Pham quit United when, as he chronicles in another of the book's ironically funny passages, he realized he would never fit in as the "good Oriental ... good worker ... [g]reat in math, the engineering stuff" his boss expected of him. Instead, he began honing his writing skills as a freelancer. In all, he wrote for nine years, producing one unpublished novel and a whole host of reviews, before the publication of Catfish and Mandala.
But amazingly for a man who plays words like the finest instrument, he seems irrepressibly self-conscious about his writing abilities and laments that he holds no formal training in writing and belongs to no writers' groups. And most remarkably: "I'm not really conversant with English," he says.
He took a year off work to write Catfish and Mandala. By the time he was finished, he was down to his last $40. Though publication has not changed Pham's unpretentious nature, it has given a bit of breathing space to his lifestyle. He expects to make enough money from the book to last a year or two. Presently living in Portland, Ore., he says he will spend the next couple of years in Mexico, working on a second novel. He has some ideas for the next book, but won't reveal them.
War Wounds
PHAM ADMITS that the writing of Catfish and Mandala was a personal catharsis. But although his book is an account of Pham's own reconciliation with his past and his ethnic background, it also opens a doorway of healing of the great wounds in the souls of all those people touched in one way or another by the war in Vietnam. Pham's own father had once commanded 2,000 propagandists for the South Vietnamese army, and Pham's early sympathies were clearly anti-Communist.

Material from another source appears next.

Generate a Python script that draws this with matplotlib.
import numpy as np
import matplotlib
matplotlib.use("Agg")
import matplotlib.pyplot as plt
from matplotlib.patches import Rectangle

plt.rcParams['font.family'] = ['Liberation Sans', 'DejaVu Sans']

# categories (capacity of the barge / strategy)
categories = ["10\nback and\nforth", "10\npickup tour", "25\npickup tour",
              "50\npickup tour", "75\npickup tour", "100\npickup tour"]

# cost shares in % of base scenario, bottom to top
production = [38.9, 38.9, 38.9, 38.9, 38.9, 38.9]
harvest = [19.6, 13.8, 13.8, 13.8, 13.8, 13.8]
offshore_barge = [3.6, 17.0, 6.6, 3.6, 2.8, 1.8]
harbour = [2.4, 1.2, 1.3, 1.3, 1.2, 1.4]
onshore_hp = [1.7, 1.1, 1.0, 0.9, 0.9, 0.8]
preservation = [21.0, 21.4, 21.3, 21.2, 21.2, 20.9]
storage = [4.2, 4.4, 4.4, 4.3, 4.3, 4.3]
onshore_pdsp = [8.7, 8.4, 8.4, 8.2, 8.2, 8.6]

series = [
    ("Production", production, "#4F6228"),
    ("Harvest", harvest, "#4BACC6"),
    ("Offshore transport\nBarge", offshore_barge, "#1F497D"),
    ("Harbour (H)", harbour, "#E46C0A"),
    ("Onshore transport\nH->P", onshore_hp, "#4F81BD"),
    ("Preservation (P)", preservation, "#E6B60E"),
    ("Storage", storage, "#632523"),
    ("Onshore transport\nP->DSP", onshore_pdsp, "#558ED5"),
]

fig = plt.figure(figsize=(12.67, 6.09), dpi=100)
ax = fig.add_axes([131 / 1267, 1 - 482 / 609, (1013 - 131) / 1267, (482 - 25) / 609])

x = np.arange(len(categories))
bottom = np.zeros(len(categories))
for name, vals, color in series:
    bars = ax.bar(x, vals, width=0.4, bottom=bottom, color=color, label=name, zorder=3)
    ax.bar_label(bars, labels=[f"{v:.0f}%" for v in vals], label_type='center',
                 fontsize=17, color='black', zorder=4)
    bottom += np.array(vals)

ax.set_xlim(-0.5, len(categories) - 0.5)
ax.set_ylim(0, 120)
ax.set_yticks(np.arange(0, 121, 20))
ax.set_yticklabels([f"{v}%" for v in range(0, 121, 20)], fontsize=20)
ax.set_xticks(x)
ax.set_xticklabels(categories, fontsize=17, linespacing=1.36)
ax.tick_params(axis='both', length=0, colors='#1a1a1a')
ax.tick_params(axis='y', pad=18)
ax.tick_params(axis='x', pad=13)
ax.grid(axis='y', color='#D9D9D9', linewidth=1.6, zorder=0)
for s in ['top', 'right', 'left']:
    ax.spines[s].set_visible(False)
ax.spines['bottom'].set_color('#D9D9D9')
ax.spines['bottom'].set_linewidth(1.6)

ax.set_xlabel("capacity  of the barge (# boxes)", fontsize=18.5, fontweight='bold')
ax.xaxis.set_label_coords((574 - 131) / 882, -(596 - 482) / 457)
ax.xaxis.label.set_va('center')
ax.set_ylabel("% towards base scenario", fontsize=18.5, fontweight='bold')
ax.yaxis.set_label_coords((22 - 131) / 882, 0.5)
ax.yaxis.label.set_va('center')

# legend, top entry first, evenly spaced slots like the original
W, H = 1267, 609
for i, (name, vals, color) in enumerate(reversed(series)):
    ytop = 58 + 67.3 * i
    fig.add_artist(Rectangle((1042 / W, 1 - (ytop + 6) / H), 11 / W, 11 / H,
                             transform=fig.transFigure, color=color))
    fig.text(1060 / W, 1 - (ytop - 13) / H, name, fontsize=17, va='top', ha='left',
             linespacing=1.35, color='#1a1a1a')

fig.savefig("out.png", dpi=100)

But the most moving accounts of the book are his encounters with an aging, one-legged Viet Cong veteran and with an American soldier in the Mexican desert, melancholy with guilt over his role in the war. Of the American veteran Pham writes, "His Viking face mashes up, twisting like a child's just before the first bawl. It doesn't come. Instead words cascade out, disjointed sentences, sputtering incoherence that at the initial rush sound like a drunk's ravings. Nameless faces. Places. Killings. He bleeds it out, airs it into the flames, pours it on me."
"Tell them about me," the soldier says when Pham outlines his pending trip to Vietnam. "Tell them about my life. ... Tell them I'm sorry."

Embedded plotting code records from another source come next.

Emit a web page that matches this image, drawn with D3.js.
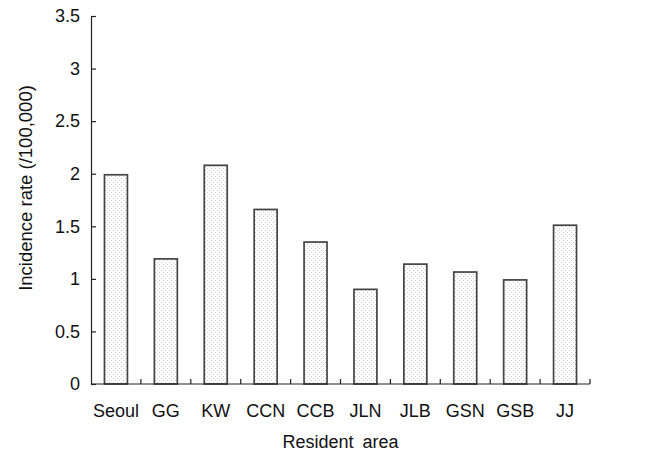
<!DOCTYPE html>
<html>
<head>
<meta charset="utf-8">
<script src="https://cdn.jsdelivr.net/npm/d3@7"></script>
<style>
  body { margin: 0; background: #fff; }
  text { font-family: "Liberation Sans", Arial, sans-serif; fill: #111; }
</style>
</head>
<body>
<svg id="chart" width="663" height="455"></svg>
<script>
// data
const areas = ["Seoul", "GG", "KW", "CCN", "CCB", "JLN", "JLB", "GSN", "GSB", "JJ"];
const rates = [1.99, 1.19, 2.08, 1.66, 1.35, 0.90, 1.14, 1.065, 0.99, 1.51];
const yTicks = [0, 0.5, 1, 1.5, 2, 2.5, 3, 3.5];

const svg = d3.select("#chart");
const margin = { left: 91, right: 73, top: 16, bottom: 71 };
const width = 663 - margin.left - margin.right;
const height = 455 - margin.top - margin.bottom;

// dotted fill like the original
const pat = svg.append("defs").append("pattern")
    .attr("id", "dots")
    .attr("patternUnits", "userSpaceOnUse")
    .attr("width", 4).attr("height", 4);
pat.append("rect").attr("width", 4).attr("height", 4).attr("fill", "#fff");
pat.append("rect").attr("x", 0).attr("y", 0).attr("width", 1).attr("height", 1).attr("fill", "#cccccc");
pat.append("rect").attr("x", 2).attr("y", 2).attr("width", 1).attr("height", 1).attr("fill", "#cccccc");

const g = svg.append("g").attr("transform", `translate(${margin.left},${margin.top})`);

const x = d3.scaleBand().domain(areas).range([0, width]).paddingInner(0.54).paddingOuter(0.27);
const y = d3.scaleLinear().domain([0, 3.5]).range([height, 0]);

// bars
g.selectAll(".bar")
    .data(areas)
    .enter().append("rect")
    .attr("class", "bar")
    .attr("x", d => x(d))
    .attr("width", x.bandwidth())
    .attr("y", (d, i) => y(rates[i]))
    .attr("height", (d, i) => y(0) - y(rates[i]))
    .attr("fill", "url(#dots)")
    .attr("stroke", "#444")
    .attr("stroke-width", 1.7);

// y axis, ticks point inward
const yAxis = g.append("g")
    .call(d3.axisLeft(y).tickValues(yTicks).tickFormat(d => d).tickSizeInner(-5).tickSizeOuter(0).tickPadding(11));
yAxis.select(".domain").attr("stroke", "#222").attr("stroke-width", 1.2);
yAxis.selectAll(".tick line").attr("stroke", "#222").attr("stroke-width", 1.2);
yAxis.selectAll("text").style("font-size", "18px").style("font-family", "Liberation Sans, Arial, sans-serif").style("fill", "#111");

// x axis with small ticks between the categories
const step = x.step();
const xAxis = g.append("g").attr("transform", `translate(0,${height})`);
xAxis.append("line")
    .attr("x1", 0).attr("x2", width)
    .attr("stroke", "#222").attr("stroke-width", 1.2);
xAxis.selectAll(".sep")
    .data(areas)
    .enter().append("line")
    .attr("x1", (d, i) => (i + 1) * step)
    .attr("x2", (d, i) => (i + 1) * step)
    .attr("y1", 0).attr("y2", -5)
    .attr("stroke", "#222").attr("stroke-width", 1.2);
xAxis.selectAll(".lbl")
    .data(areas)
    .enter().append("text")
    .attr("x", d => x(d) + x.bandwidth() / 2)
    .attr("y", 33)
    .attr("text-anchor", "middle")
    .style("font-size", "18px")
    .text(d => d);

// axis titles
svg.append("text")
    .attr("x", margin.left + width / 2)
    .attr("y", 448)
    .attr("text-anchor", "middle")
    .style("font-size", "18px")
    .style("word-spacing", "4px")
    .text("Resident area");

svg.append("text")
    .attr("transform", `translate(32,188) rotate(-90)`)
    .attr("text-anchor", "middle")
    .style("font-size", "18.5px")
    .text("Incidence rate (/100,000)");
</script>
</body>
</html>
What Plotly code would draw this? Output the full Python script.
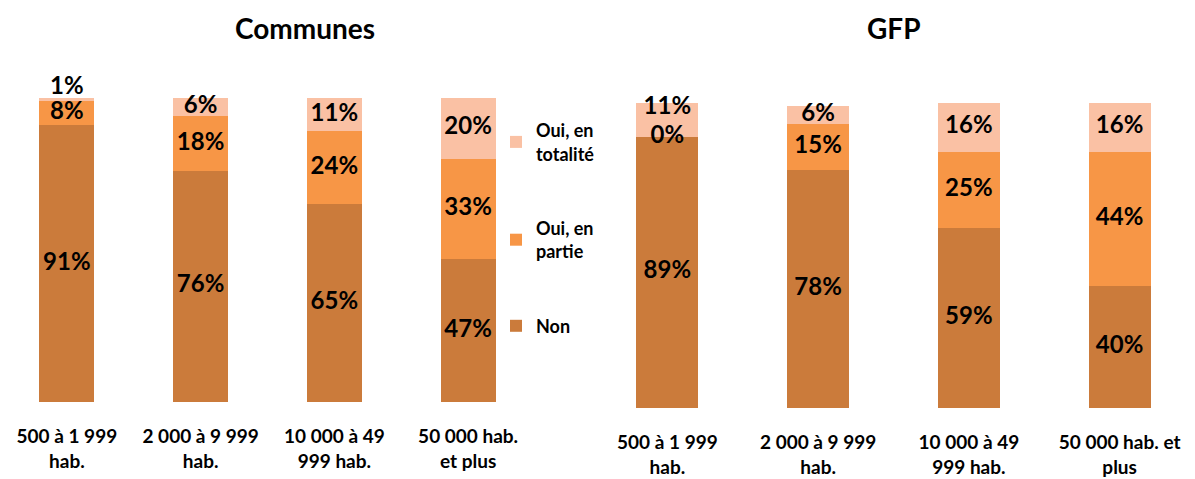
import plotly.graph_objects as go

categories_communes = ["500 à 1 999<br>hab.", "2 000 à 9 999<br>hab.", "10 000 à 49<br>999 hab.", "50 000 hab.<br>et plus"]
categories_gfp = ["500 à 1 999<br>hab.", "2 000 à 9 999<br>hab.", "10 000 à 49<br>999 hab.", "50 000 hab. et<br>plus"]

communes_non = [91, 76, 65, 47]
communes_partie = [8, 18, 24, 33]
communes_totalite = [1, 6, 11, 20]

gfp_non = [89, 78, 59, 40]
gfp_partie = [0, 15, 25, 44]
gfp_totalite = [11, 6, 16, 16]

series_names = ["Non", "Oui, en<br>partie", "Oui, en<br>totalité"]
legend_ranks = [3, 2, 1]
colors = ["#CB7B3B", "#F79646", "#FAC1A4"]

FONT = "Lato"
W, H = 1195, 479
OFF = 8  # page body margin offset of the figure
LABEL_FONT = dict(family=FONT, size=24, color="black", weight="bold")

fig = go.Figure()


def add_panel(cats, vals_list, xa, ya, showlegend, label_positions):
    base = [0] * len(cats)
    for vals, name, col, rank, tpos in zip(vals_list, series_names, colors, legend_ranks, label_positions):
        fig.add_trace(go.Bar(
            x=cats, y=vals, name=name, marker=dict(color=col, line=dict(width=0)),
            xaxis=xa, yaxis=ya, showlegend=showlegend, legendgroup=name,
            legendrank=rank, hoverinfo="skip",
        ))
        mids = [b + v / 2 for b, v in zip(base, vals)]
        fig.add_trace(go.Scatter(
            x=cats, y=mids, mode="text", text=[f"{v}%" for v in vals],
            textposition=tpos, textfont=LABEL_FONT, cliponaxis=False,
            xaxis=xa, yaxis=ya, showlegend=False, hoverinfo="skip",
        ))
        base = [b + v for b, v in zip(base, vals)]


add_panel(categories_communes, [communes_non, communes_partie, communes_totalite], "x", "y", True,
          ["middle center", "middle center",
           ["top center", "middle center", "middle center", "middle center"]])
add_panel(categories_gfp, [gfp_non, gfp_partie, gfp_totalite], "x2", "y2", False,
          ["middle center", "middle center",
           ["top center", "middle center", "middle center", "middle center"]])

tickfont = dict(family=FONT, size=19, color="black", weight="bold")
axis_common = dict(showgrid=False, zeroline=False, showline=False, ticks="",
                   automargin=False, tickfont=tickfont)


def px_x(x):
    return (x - OFF) / W


def px_y(y):
    return (H - (y - OFF)) / H


fig.update_layout(
    width=W, height=H,
    barmode="stack", bargap=0.59,
    plot_bgcolor="white", paper_bgcolor="white",
    margin=dict(l=0, r=0, t=0, b=0, autoexpand=False),
    font=dict(family=FONT, color="black"),
    xaxis=dict(domain=[px_x(8), px_x(535)], range=[-0.44, 3.5], anchor="y",
               ticklabelstandoff=21, **axis_common),
    xaxis2=dict(domain=[px_x(592), px_x(1195)], range=[-0.5, 3.5], anchor="y2",
                ticklabelstandoff=21, **axis_common),
    yaxis=dict(domain=[px_y(402), px_y(98)], range=[0, 100], visible=False, automargin=False),
    yaxis2=dict(domain=[px_y(408), px_y(103)], range=[0, 100], visible=False, automargin=False),
    legend=dict(x=px_x(496), y=px_y(112), xanchor="left", yanchor="top",
                traceorder="grouped", tracegroupgap=48,
                font=dict(family=FONT, size=18, color="black", weight="bold"),
                itemwidth=30, bgcolor="rgba(0,0,0,0)"),
    annotations=[
        dict(text="Communes", x=px_x(305), y=px_y(28), xref="paper", yref="paper",
             xanchor="center", yanchor="middle", showarrow=False,
             font=dict(family=FONT, size=28, color="black", weight="bold")),
        dict(text="GFP", x=px_x(894), y=px_y(28), xref="paper", yref="paper",
             xanchor="center", yanchor="middle", showarrow=False,
             font=dict(family=FONT, size=28, color="black", weight="bold")),
    ],
)

fig.write_html("out.html")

Nearly a year and a half and a world away, Pham's book recounts the Viet Cong veteran's answer: "No, I do not hate the American soldiers. Who are they? They were boys, as I was. ... These hills where I've killed Vietnamese and Americans. I see these hills every day. I can make my peace with them. For Americans, it was an alien place then as it is an alien place to them now. These hills were the land of their nightmares then as they are now. The land took their spirit. Tell [your friend]. ... There is nothing to forgive. [H]e is welcome here. Come and I shall drink tea with him, welcome him like a brother."
Pham appears to have no ax to grind--no political agenda to push--only a deep desire to seek out the truth in his own existence and lay it bare for himself. If in the process he lays the truth bare for the rest of the world, that is so much the better. The larger purpose to his writing appears to be a search for reconciliation through understanding. In this, there should be no surprise. It is almost certainly those who have suffered the most through the ghastliness of war who can best show us the difficult pathway to peace.